#### [WHAT THE TASK REQUIRES]
Reproduce the full listing below unchanged, apart from the pictures.

#### [DATA EXCERPT]
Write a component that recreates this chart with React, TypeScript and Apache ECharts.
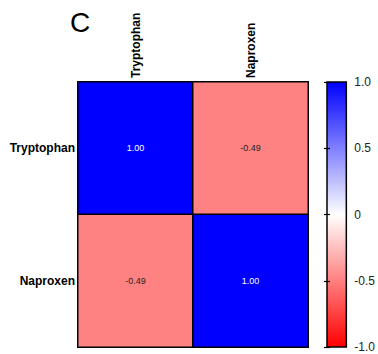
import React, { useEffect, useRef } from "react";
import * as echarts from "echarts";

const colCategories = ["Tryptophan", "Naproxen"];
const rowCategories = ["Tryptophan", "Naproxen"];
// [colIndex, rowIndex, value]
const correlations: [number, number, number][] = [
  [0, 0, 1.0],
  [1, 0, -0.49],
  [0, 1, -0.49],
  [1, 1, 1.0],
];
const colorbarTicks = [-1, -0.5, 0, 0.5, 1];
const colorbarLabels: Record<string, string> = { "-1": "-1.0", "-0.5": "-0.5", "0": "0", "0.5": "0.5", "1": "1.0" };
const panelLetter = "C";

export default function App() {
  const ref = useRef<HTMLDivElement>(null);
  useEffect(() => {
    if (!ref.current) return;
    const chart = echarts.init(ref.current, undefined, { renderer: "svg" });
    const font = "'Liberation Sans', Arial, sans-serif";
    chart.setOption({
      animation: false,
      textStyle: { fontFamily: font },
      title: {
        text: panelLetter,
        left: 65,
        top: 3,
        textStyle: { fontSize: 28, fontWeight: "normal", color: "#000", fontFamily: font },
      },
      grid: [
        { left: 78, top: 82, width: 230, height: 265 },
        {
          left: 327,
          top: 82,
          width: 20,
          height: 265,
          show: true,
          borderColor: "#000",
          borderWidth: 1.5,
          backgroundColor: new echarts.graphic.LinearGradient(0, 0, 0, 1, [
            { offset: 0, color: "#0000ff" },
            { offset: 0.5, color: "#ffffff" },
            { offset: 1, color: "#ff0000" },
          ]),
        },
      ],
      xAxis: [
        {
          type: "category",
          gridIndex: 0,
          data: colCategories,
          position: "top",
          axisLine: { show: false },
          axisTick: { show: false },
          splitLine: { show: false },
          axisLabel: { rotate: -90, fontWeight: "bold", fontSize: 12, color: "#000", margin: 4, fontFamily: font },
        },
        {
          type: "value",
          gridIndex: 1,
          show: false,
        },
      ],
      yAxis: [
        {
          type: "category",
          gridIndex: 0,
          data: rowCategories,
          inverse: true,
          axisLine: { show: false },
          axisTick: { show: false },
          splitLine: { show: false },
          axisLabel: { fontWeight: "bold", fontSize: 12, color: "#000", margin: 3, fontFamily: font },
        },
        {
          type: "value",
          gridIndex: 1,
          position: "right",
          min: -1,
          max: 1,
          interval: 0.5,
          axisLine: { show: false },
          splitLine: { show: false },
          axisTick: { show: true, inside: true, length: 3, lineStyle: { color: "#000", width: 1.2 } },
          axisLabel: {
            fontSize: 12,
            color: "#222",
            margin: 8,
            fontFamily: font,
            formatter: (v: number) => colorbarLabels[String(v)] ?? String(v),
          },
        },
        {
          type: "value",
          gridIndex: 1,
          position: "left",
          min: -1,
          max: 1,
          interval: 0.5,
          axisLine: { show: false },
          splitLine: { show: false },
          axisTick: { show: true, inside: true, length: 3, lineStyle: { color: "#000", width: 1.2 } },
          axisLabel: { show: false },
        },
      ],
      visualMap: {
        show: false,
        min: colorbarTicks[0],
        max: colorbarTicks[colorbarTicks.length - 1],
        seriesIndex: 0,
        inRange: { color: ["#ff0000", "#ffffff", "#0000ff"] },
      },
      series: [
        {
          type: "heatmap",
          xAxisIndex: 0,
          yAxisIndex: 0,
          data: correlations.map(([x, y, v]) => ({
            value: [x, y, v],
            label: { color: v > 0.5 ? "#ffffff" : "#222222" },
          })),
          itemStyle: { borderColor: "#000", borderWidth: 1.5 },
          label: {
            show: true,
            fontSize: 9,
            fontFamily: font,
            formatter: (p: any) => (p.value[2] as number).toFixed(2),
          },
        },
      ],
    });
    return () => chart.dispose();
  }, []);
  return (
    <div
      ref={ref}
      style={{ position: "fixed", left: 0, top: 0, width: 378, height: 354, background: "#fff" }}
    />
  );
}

#### [SOLUTION TO THIS EXERCISE]
Write a component that recreates this chart with React, TypeScript and Apache ECharts.
import React, { useEffect, useRef } from "react";
import * as echarts from "echarts";

const colCategories = ["Tryptophan", "Naproxen"];
const rowCategories = ["Tryptophan", "Naproxen"];
// [colIndex, rowIndex, value]
const correlations: [number, number, number][] = [
  [0, 0, 1.0],
  [1, 0, -0.49],
  [0, 1, -0.49],
  [1, 1, 1.0],
];
const colorbarTicks = [-1, -0.5, 0, 0.5, 1];
const colorbarLabels: Record<string, string> = { "-1": "-1.0", "-0.5": "-0.5", "0": "0", "0.5": "0.5", "1": "1.0" };
const panelLetter = "C";

export default function App() {
  const ref = useRef<HTMLDivElement>(null);
  useEffect(() => {
    if (!ref.current) return;
    const chart = echarts.init(ref.current, undefined, { renderer: "svg" });
    const font = "'Liberation Sans', Arial, sans-serif";
    chart.setOption({
      animation: false,
      textStyle: { fontFamily: font },
      title: {
        text: panelLetter,
        left: 65,
        top: 3,
        textStyle: { fontSize: 28, fontWeight: "normal", color: "#000", fontFamily: font },
      },
      grid: [
        { left: 78, top: 82, width: 230, height: 265 },
        {
          left: 327,
          top: 82,
          width: 20,
          height: 265,
          show: true,
          borderColor: "#000",
          borderWidth: 1.5,
          backgroundColor: new echarts.graphic.LinearGradient(0, 0, 0, 1, [
            { offset: 0, color: "#0000ff" },
            { offset: 0.5, color: "#ffffff" },
            { offset: 1, color: "#ff0000" },
          ]),
        },
      ],
      xAxis: [
        {
          type: "category",
          gridIndex: 0,
          data: colCategories,
          position: "top",
          axisLine: { show: false },
          axisTick: { show: false },
          splitLine: { show: false },
          axisLabel: { rotate: -90, fontWeight: "bold", fontSize: 12, color: "#000", margin: 4, fontFamily: font },
        },
        {
          type: "value",
          gridIndex: 1,
          show: false,
        },
      ],
      yAxis: [
        {
          type: "category",
          gridIndex: 0,
          data: rowCategories,
          inverse: true,
          axisLine: { show: false },
          axisTick: { show: false },
          splitLine: { show: false },
          axisLabel: { fontWeight: "bold", fontSize: 12, color: "#000", margin: 3, fontFamily: font },
        },
        {
          type: "value",
          gridIndex: 1,
          position: "right",
          min: -1,
          max: 1,
          interval: 0.5,
          axisLine: { show: false },
          splitLine: { show: false },
          axisTick: { show: true, inside: true, length: 3, lineStyle: { color: "#000", width: 1.2 } },
          axisLabel: {
            fontSize: 12,
            color: "#222",
            margin: 8,
            fontFamily: font,
            formatter: (v: number) => colorbarLabels[String(v)] ?? String(v),
          },
        },
        {
          type: "value",
          gridIndex: 1,
          position: "left",
          min: -1,
          max: 1,
          interval: 0.5,
          axisLine: { show: false },
          splitLine: { show: false },
          axisTick: { show: true, inside: true, length: 3, lineStyle: { color: "#000", width: 1.2 } },
          axisLabel: { show: false },
        },
      ],
      visualMap: {
        show: false,
        min: colorbarTicks[0],
        max: colorbarTicks[colorbarTicks.length - 1],
        seriesIndex: 0,
        inRange: { color: ["#ff0000", "#ffffff", "#0000ff"] },
      },
      series: [
        {
          type: "heatmap",
          xAxisIndex: 0,
          yAxisIndex: 0,
          data: correlations.map(([x, y, v]) => ({
            value: [x, y, v],
            label: { color: v > 0.5 ? "#ffffff" : "#222222" },
          })),
          itemStyle: { borderColor: "#000", borderWidth: 1.5 },
          label: {
            show: true,
            fontSize: 9,
            fontFamily: font,
            formatter: (p: any) => (p.value[2] as number).toFixed(2),
          },
        },
      ],
    });
    return () => chart.dispose();
  }, []);
  return (
    <div
      ref={ref}
      style={{ position: "fixed", left: 0, top: 0, width: 378, height: 354, background: "#fff" }}
    />
  );
}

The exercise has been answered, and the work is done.